WRITTEN REQUEST: Retype only what runs from the beginning of the data through the line with "from matplotlib.lines import Line2D"; please omit the pictures and keep every line exact.

SOURCE DATA:
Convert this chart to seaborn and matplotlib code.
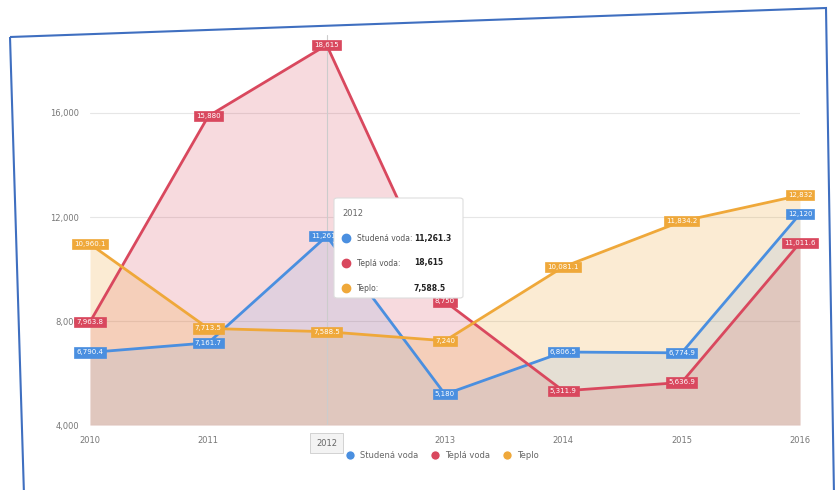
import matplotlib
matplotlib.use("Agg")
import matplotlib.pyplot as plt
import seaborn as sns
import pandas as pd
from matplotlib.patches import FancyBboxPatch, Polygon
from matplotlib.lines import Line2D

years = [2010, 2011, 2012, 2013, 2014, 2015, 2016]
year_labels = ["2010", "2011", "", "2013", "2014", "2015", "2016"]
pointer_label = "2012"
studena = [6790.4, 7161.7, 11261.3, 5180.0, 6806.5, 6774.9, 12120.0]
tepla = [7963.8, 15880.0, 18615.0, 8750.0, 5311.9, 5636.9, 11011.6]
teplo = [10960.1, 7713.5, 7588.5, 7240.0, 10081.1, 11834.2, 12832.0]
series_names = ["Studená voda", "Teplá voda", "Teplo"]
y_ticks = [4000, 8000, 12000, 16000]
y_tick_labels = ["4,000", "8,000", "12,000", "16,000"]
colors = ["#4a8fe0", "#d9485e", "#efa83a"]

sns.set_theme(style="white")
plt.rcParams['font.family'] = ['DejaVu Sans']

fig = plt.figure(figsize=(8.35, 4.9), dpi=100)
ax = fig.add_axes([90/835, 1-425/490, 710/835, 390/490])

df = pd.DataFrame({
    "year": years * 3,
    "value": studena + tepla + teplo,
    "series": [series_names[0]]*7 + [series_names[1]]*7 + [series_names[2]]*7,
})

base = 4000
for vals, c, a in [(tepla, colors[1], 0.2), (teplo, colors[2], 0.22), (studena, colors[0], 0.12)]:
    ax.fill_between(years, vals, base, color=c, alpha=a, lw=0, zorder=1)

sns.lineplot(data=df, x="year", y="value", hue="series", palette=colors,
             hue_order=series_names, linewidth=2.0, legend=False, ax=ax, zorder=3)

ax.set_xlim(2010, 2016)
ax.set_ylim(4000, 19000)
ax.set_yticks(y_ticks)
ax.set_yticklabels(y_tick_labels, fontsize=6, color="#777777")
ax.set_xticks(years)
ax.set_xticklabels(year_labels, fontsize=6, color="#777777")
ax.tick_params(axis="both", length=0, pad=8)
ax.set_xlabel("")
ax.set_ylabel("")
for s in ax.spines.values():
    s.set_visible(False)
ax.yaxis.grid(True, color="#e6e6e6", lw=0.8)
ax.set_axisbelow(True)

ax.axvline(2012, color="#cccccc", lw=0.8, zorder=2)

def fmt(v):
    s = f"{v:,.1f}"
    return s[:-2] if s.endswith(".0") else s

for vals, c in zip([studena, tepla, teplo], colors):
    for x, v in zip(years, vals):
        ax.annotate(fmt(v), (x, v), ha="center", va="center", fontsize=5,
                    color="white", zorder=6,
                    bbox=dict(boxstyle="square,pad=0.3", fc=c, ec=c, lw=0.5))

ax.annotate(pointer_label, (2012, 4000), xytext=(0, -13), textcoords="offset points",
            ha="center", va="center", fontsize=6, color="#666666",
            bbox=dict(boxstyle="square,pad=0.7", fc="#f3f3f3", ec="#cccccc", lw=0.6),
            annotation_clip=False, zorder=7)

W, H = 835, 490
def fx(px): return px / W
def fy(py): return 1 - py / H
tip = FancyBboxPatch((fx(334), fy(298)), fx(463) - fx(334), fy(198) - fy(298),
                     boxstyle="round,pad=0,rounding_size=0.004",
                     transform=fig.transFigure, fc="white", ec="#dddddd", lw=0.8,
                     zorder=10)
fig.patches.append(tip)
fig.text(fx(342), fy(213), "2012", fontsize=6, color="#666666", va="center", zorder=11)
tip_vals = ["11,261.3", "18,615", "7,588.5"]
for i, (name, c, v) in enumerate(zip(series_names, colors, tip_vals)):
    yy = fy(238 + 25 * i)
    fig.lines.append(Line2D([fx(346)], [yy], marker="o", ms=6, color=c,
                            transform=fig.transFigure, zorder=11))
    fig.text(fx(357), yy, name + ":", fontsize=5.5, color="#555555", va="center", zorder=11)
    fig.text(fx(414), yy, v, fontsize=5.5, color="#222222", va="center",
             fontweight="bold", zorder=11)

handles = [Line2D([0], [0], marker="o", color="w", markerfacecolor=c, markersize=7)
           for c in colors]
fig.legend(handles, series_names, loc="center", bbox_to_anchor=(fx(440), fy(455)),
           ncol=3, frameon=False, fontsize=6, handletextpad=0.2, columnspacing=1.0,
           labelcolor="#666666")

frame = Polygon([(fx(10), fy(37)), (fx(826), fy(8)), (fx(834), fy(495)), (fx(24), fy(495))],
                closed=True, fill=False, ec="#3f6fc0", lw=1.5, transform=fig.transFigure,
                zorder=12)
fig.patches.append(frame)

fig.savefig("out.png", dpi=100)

EXERCISE OUTPUT:
Convert this chart to seaborn and matplotlib code.
import matplotlib
matplotlib.use("Agg")
import matplotlib.pyplot as plt
import seaborn as sns
import pandas as pd
from matplotlib.patches import FancyBboxPatch, Polygon
from matplotlib.lines import Line2D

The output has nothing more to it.